Inference cost at scale with napkin math

(injuly.in)

37 points | by gmays 4 days ago

2 comments

BadBadJellyBean 3 minutes ago
I'd like to see a bit of the running costs inside the napkin math. Power, cooling, maintenance, rent, etc. are probably significant factors as well.
smalltorch 1 hour ago
>This largely depends on whether you own or rent your hardware. At $40,000 per B200, your lifetime cost per user is 40_000/num_users. In the 100% duty cycle case (worst for cost), that's 6k$ per user. Realistically, serving 300 users per GPU you'll spend a lifetime cost of about $133 per user, plus the datacenter/upkeep bill. If you rent the GPU, the cost is more straightforward. At an hourly rate of $43, your hourly cost per user is 4/num_users. For num_users=300 you get an hourly rate of about $0.013 per user, or $9.36 per month.
This leads me to believe you can buy a GPU but leave it at a data center?
Do people do this?
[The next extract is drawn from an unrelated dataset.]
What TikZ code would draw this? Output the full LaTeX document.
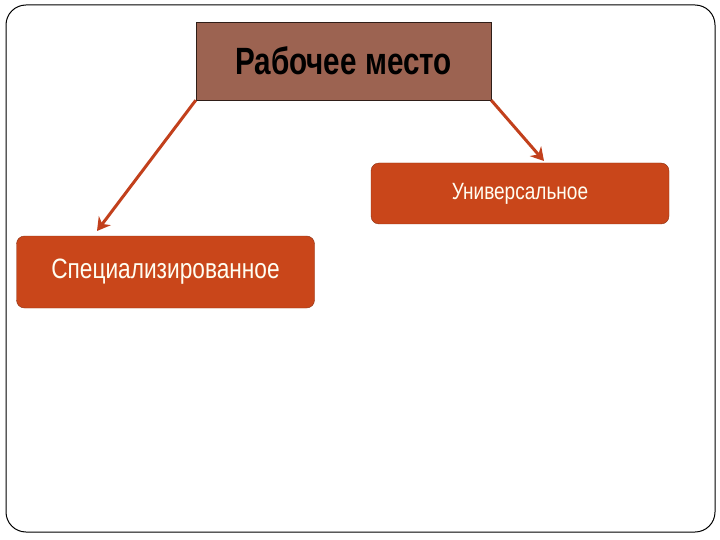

I don't understand. Or are you equating upkeep bill to electricity on premises?
[-]
- __s 1 hour ago
  You can, people do. https://www.linkedin.com/posts/activity-7409593739138060288-...
  [-]
  - smalltorch 1 hour ago
    So what's the cost separating them from placing this box at their premise?
    Network throughout?
    [-]
    - namibj 58 minutes ago
      Plus power and cooling.